Roscuro poises to torture a prisoner, but when the dungeon door opens and the staircase is flooded with light, he is paralyzed with awe: “The rat called Chiaroscuro did not look away. He let the light from the upstairs world enter him and fill him” (93). A soldier throws a red cloth after the prisoner, and Roscuro becomes obsessed with the beauty of it framed against the light. He wants to go upstairs where there is more light, but Botticelli warns him that upstairs is for mice. Botticelli persuades Roscuro to steal the prisoner’s red cloth as a means of torture, and the latter tries to convince himself he desires the cloth alone and not the light.
Roscuro sidles up to the prisoner and talks to him, telling him to imagine him as a consoling voice in the darkness, “a voice that cares” (99). The prisoner admits to being a cow thief, but his most regretful crime is that he traded his daughter for the red tablecloth, a hen, and a handful of cigarettes. Roscuro inches closer, questioning the prisoner before biting his cloth and scurrying away. The man yells for it back, saying the red cloth is all he has. Roscuro tries to delight in the successful trick, but quickly realizes the red cloth pales in comparison to his memory of light. He concludes that he must go upstairs, as no prize will compare to the beauty of light.
Roscuro ventures upstairs and basks in the light of every room as he wanders the castle. He sees the banquet hall fully decorated and set for a party—the royal family, jugglers, and minstrels enjoying themselves. “Suffering is not the answer. Light is the answer” (105), he concludes, and marches straight into the banquet hall.
Roscuro jumps onto a crystal chandelier and swings, enjoying the party from above. Suddenly, Princess Pea notices him and screams. He hears the ugliness of the word “rat” and feels so ashamed and insulted that he loses his grip on the chandelier. He falls into the queen’s soup bowl.
The queen loves soup, and Cook outdid herself for the banquet. When Roscuro falls into the queen’s soup bowl, she screams and flings her spoon. Roscuro says, “I beg your pardon,” and the queen’s last words are, “There is a rat in my soup” (112). She collapses from a heart attack, and Roscuro slinks away. As Roscuro leaves, he looks back at Pea and sees a look of “disgust and anger” (113)—which breaks his heart. Because of this heartbreak, Roscuro becomes bitter and vengeful.
Disheartened by the realization that since he is a rat, he will never be allowed to enjoy the light, Roscuro picks up the queen’s soup spoon and wears it as a makeshift crown. He tells himself that the spoon is beautiful, and that he will one day get revenge.
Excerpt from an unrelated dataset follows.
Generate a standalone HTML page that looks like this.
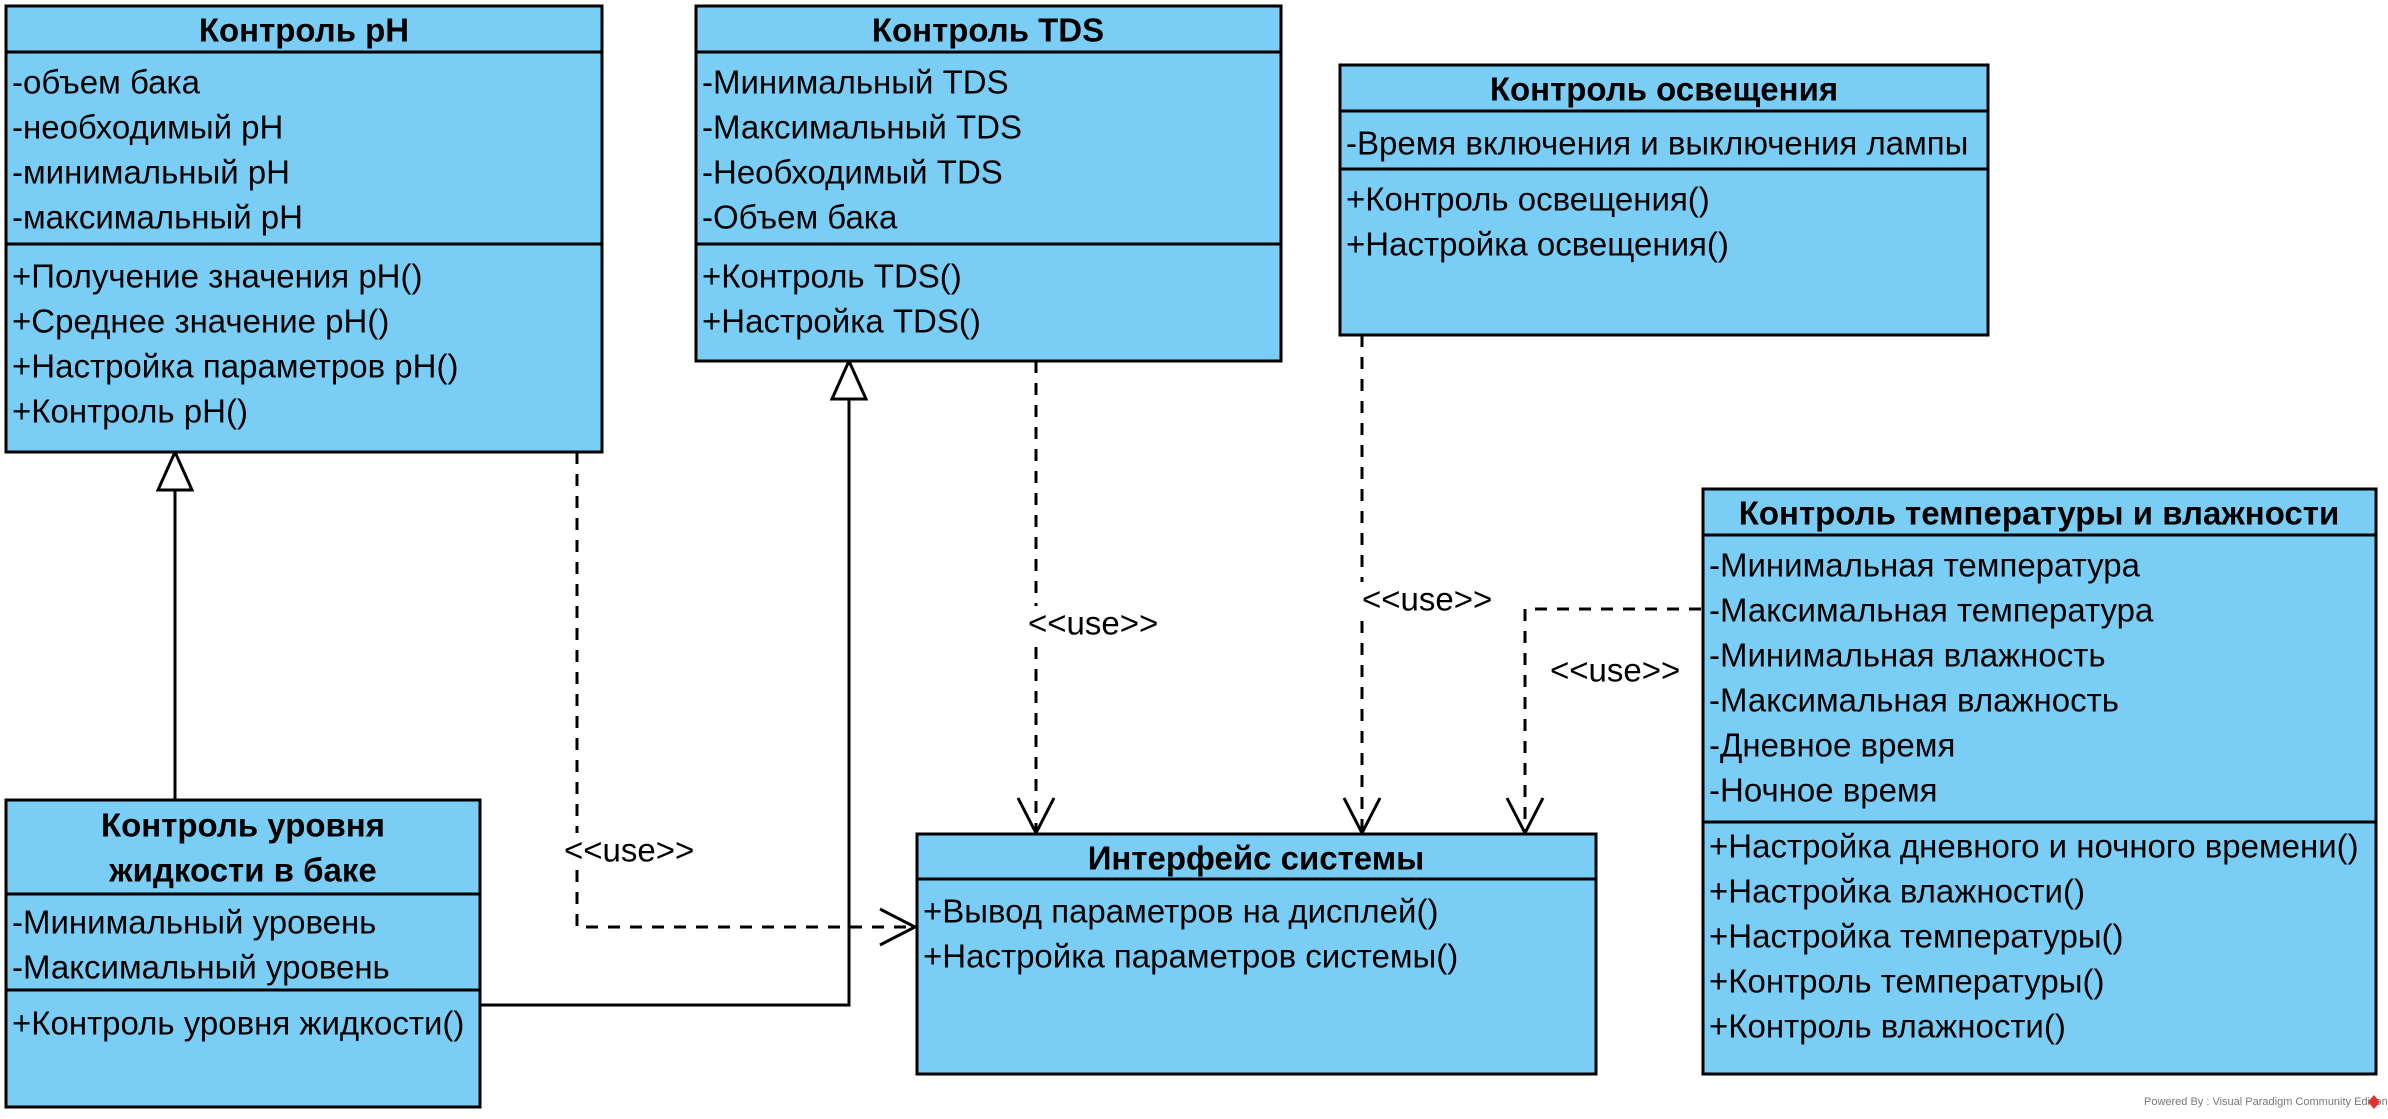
<!DOCTYPE html>
<html><head><meta charset="utf-8"><style>
html,body{margin:0;padding:0;background:#fff;}
svg{display:block;}
text{font-family:"Liberation Sans",Arial,sans-serif;font-size:33px;fill:#000;dominant-baseline:central;}
.h{font-weight:bold;text-anchor:middle;}
.box{fill:#7acdf4;stroke:#000;stroke-width:3;}
.ln{stroke:#000;stroke-width:3;fill:none;}
.d{stroke:#000;stroke-width:3;fill:none;stroke-dasharray:12 10;}
</style></head><body>
<svg width="2388" height="1119" viewBox="0 0 2388 1119" xmlns="http://www.w3.org/2000/svg">
<!-- connectors -->
<path class="ln" d="M175 800 V490"/>
<polygon points="175,452 158,490 192,490" fill="#fff" stroke="#000" stroke-width="3"/>
<path class="ln" d="M480 1005 H849 V399"/>
<polygon points="849,361 832,399 866,399" fill="#fff" stroke="#000" stroke-width="3"/>

<path class="d" d="M577 452 V927 H915"/>
<path class="ln" d="M880 909 L915 927 L880 945"/>
<rect x="565" y="833" width="20" height="34" fill="#fff"/>
<text x="564" y="850">&lt;&lt;use&gt;&gt;</text>

<path class="d" d="M1036 361 V833"/>
<path class="ln" d="M1018 798 L1036 833 L1054 798"/>
<rect x="1030" y="606" width="12" height="34" fill="#fff"/>
<text x="1028" y="623">&lt;&lt;use&gt;&gt;</text>

<path class="d" d="M1362 335 V833"/>
<path class="ln" d="M1344 798 L1362 833 L1380 798"/>
<rect x="1356" y="582" width="12" height="34" fill="#fff"/>
<text x="1362" y="599">&lt;&lt;use&gt;&gt;</text>

<path class="d" d="M1701 609 H1525 V833"/>
<path class="ln" d="M1507 798 L1525 833 L1543 798"/>
<text x="1550" y="670">&lt;&lt;use&gt;&gt;</text>

<!-- Контроль pH -->
<rect class="box" x="6" y="6" width="596" height="446"/>
<path class="ln" d="M6 52 H602 M6 244 H602"/>
<text class="h" x="304" y="30">Контроль pH</text>
<text x="12" y="82">-объем бака</text>
<text x="12" y="127">-необходимый pH</text>
<text x="12" y="172">-минимальный pH</text>
<text x="12" y="217">-максимальный pH</text>
<text x="12" y="276">+Получение значения pH()</text>
<text x="12" y="321">+Среднее значение pH()</text>
<text x="12" y="366">+Настройка параметров pH()</text>
<text x="12" y="411">+Контроль pH()</text>

<!-- Контроль TDS -->
<rect class="box" x="696" y="6" width="585" height="355"/>
<path class="ln" d="M696 52 H1281 M696 244 H1281"/>
<text class="h" x="988" y="30">Контроль TDS</text>
<text x="702" y="82">-Минимальный TDS</text>
<text x="702" y="127">-Максимальный TDS</text>
<text x="702" y="172">-Необходимый TDS</text>
<text x="702" y="217">-Объем бака</text>
<text x="702" y="276">+Контроль TDS()</text>
<text x="702" y="321">+Настройка TDS()</text>

<!-- Контроль освещения -->
<rect class="box" x="1340" y="65" width="648" height="270"/>
<path class="ln" d="M1340 111 H1988 M1340 169 H1988"/>
<text class="h" x="1664" y="89">Контроль освещения</text>
<text x="1346" y="143">-Время включения и выключения лампы</text>
<text x="1346" y="199">+Контроль освещения()</text>
<text x="1346" y="244">+Настройка освещения()</text>

<!-- Контроль температуры и влажности -->
<rect class="box" x="1703" y="489" width="673" height="585"/>
<path class="ln" d="M1703 535 H2376 M1703 822 H2376"/>
<text class="h" x="2039" y="513">Контроль температуры и влажности</text>
<text x="1709" y="565">-Минимальная температура</text>
<text x="1709" y="610">-Максимальная температура</text>
<text x="1709" y="655">-Минимальная влажность</text>
<text x="1709" y="700">-Максимальная влажность</text>
<text x="1709" y="745">-Дневное время</text>
<text x="1709" y="790">-Ночное время</text>
<text x="1709" y="846">+Настройка дневного и ночного времени()</text>
<text x="1709" y="891">+Настройка влажности()</text>
<text x="1709" y="936">+Настройка температуры()</text>
<text x="1709" y="981">+Контроль температуры()</text>
<text x="1709" y="1026">+Контроль влажности()</text>

<!-- Интерфейс системы -->
<rect class="box" x="917" y="834" width="679" height="240"/>
<path class="ln" d="M917 879 H1596"/>
<text class="h" x="1256" y="858">Интерфейс системы</text>
<text x="923" y="911">+Вывод параметров на дисплей()</text>
<text x="923" y="956">+Настройка параметров системы()</text>

<!-- Контроль уровня жидкости -->
<rect class="box" x="6" y="800" width="474" height="307"/>
<path class="ln" d="M6 894 H480 M6 990 H480"/>
<text class="h" x="243" y="825">Контроль уровня</text>
<text class="h" x="243" y="870">жидкости в баке</text>
<text x="12" y="922">-Минимальный уровень</text>
<text x="12" y="967">-Максимальный уровень</text>
<text x="12" y="1023">+Контроль уровня жидкости()</text>

<text x="2144" y="1102" style="font-size:11px;fill:#777">Powered By : Visual Paradigm Community Edition</text>
<polygon points="2374,1095 2380,1102 2374,1109 2368,1102" fill="#d33"/>
</svg>
</body></html>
The king yells to find the rat who killed his wife, and Roscuro mumbles that he will be in the darkness of the dungeon.
The narrator clarifies that since the queen died while eating soup, the king outlaws the dish out of heartbreak. When the king’s men search the dungeon for Roscuro, they get lost and perish. The king then declares rats “illegal outlaws.” Roscuro creates a cape out of the stolen red cloth and vows to Botticelli that he will make the princess suffer for her scowl. At the same time, Despereaux is listening to the king’s music and falling in love upstairs. Also, a young girl named Miggery Sow arrives at the castle on a wagon. The narrator foreshadows that Miggery Sow will be instrumental in Roscuro’s revenge plot.
Book the Second follows the parallel story of Roscuro the rat, another inhabitant of the castle. Like Despereaux, Roscuro has a similar obsession with sunlight—but his discovery came about by violent means. Whereas Despereaux had the opportunity to sneak around the bright library, absorbing beautiful stained glass windows and the privilege of knowledge, Roscuro was condemned to the darkness because he is a rat. Roscuro’s discovery came in the form of Gregory scaring him off with a match. This unconventional encounter didn’t diminish his spark, however, and he held onto the hope of a light-filled existence for a long time.
When Roscuro faces criticism grounded in reality—like Botticelli telling him sunlight is unsustainable and what he really craves is the prisoner’s red cloth—he tries to conform to rat society’s demands. He partakes in unfair tactics to steal the cloth but quickly realizes that the tablecloth is a poor substitute for the brightness of sunlight—which is reminiscent of the desire for that which eludes capture or is impossible to begin with (like Despereaux’s love for Pea). Roscuro desires revenge not because Princess Pea is allowed to enjoy light but because her judgmental look reminds him of his own social status, which bars rats from enjoying any kind of beauty upstairs.
The king outlawing soup is also an example of misidentifying one’s desire (in his and Roscuro’s case, processing one’s loss) out of overwhelming emotion. It is unrealistic to assume that outlawing a thing means that it suddenly ceases to exist. The king’s decree and the soup bowls in the dungeon represent denial of one’s emotions: Hiding dirty dishes does not mean he can forget the love and memories he once shared with the queen.
The desire for revenge is often born from a festering pile of loneliness and sadness. Only when characters recognize their own sense of loss in others can they begin to empathize and transcend differences to work together.